O mais arrojado de todos, A Fúria, de Ruy Guerra e Luciana Mazzotti, recebeu o Prêmio Especial do Júri, que, no Brasil, sempre parece um prêmio de consolação, não raro atribuído de má-vontade, e apenas para constar. Os cineastas sabem disso. O há pouco falecido Vladimir Carvalho, ícone do documentário brasiliense e brasileiro, dizia detestar receber prêmios especiais do júri.
Na minha opinião, A Fúria era o filme que merecia o Candango principal, além do de melhor diretor para Ruy Guerra, esse veterano do Cinema Novo com seus 93 anos e ousadia de um jovem irreverente. Mas os tempos não estão para filmes políticos, a não que tratem de políticas do corpo. Imagino que se Glauber Rocha submetesse Terra em Transe aos júris de hoje, correria o risco de sair de mãos abanando.
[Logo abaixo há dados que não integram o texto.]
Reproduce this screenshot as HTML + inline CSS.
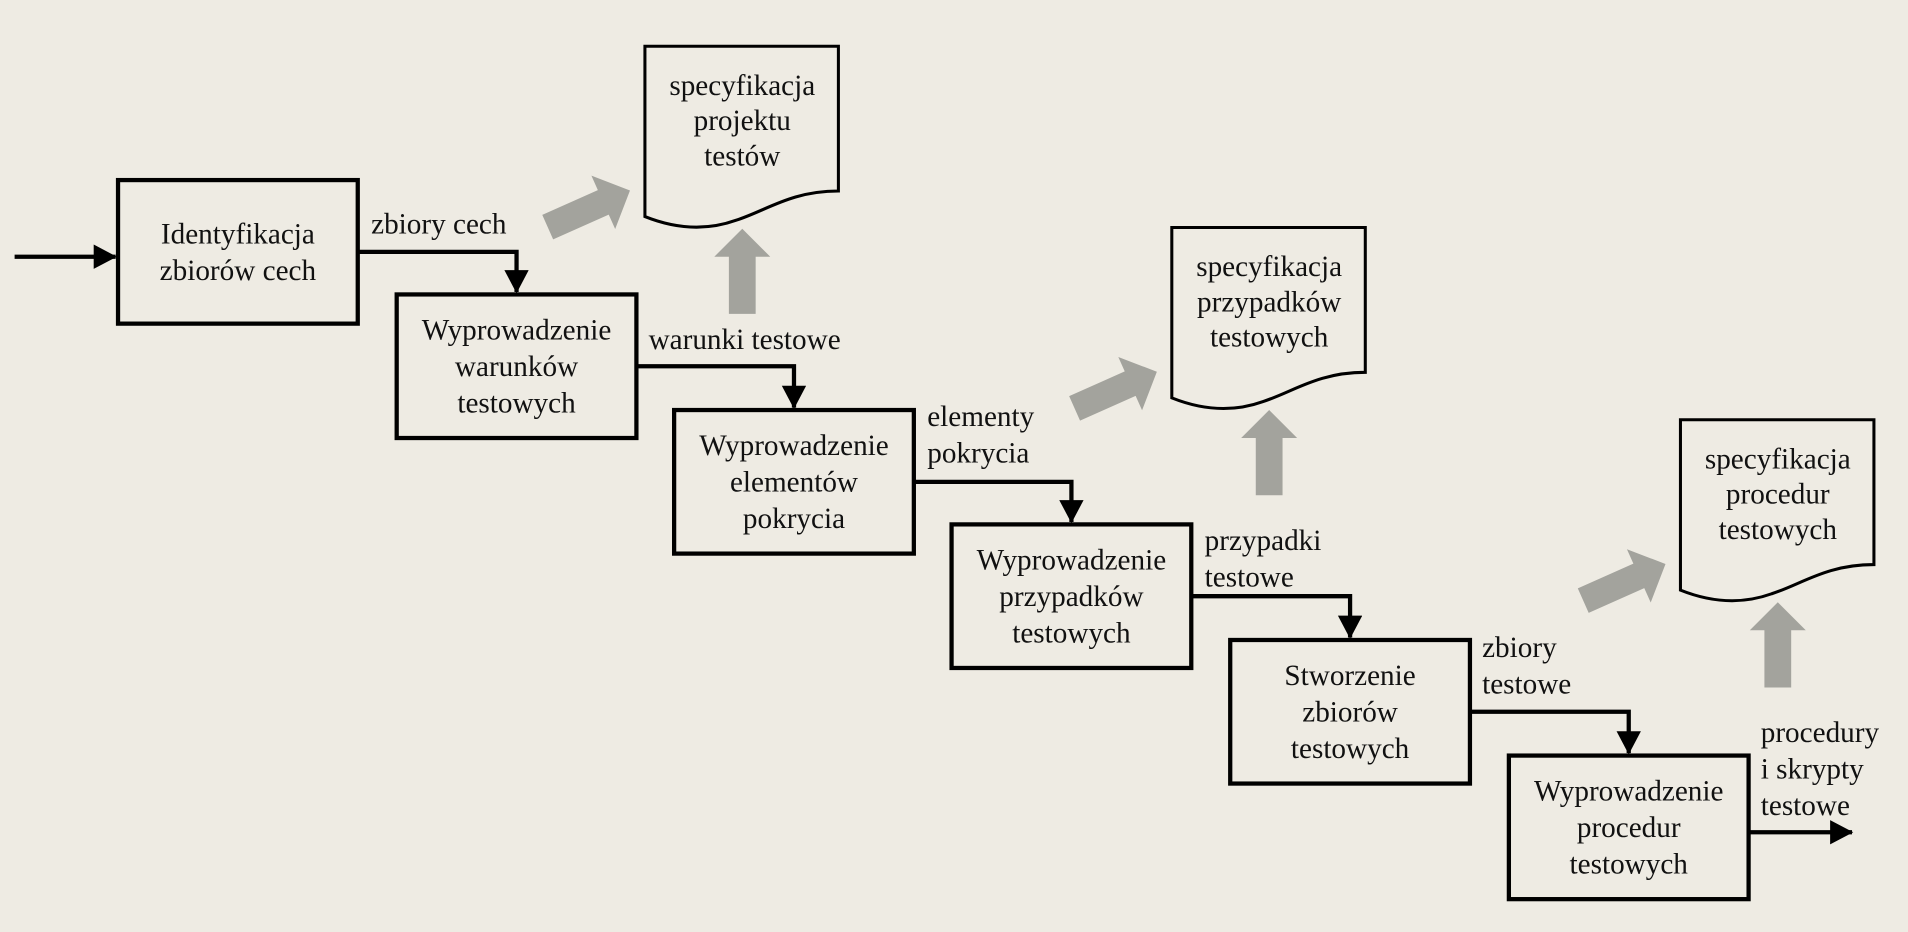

A Mostra Brasília, destinada às produções do DF, consagrou Tesouro Natterer, de Renato Barbieri, que já havia vencido o festival de documentários É Tudo Verdade. Nesse segmento, A Câmara, de Cristiane Bernardes e Tiago de Aragão, venceu no júri popular. O mais criativo de todos, Nada, de Adriano Guimarães, ganhou direção, direção de arte (Maíra Carvalho, Marcus Takatsuka e Nadine Diel), edição de som (Guile Martins e Olívia Hernández).
O melhor curta brasileiro foi o pernambucano Mar de Dentro, de Lia Letícia, que também levou direção e Prêmio Zózimo Bulbul.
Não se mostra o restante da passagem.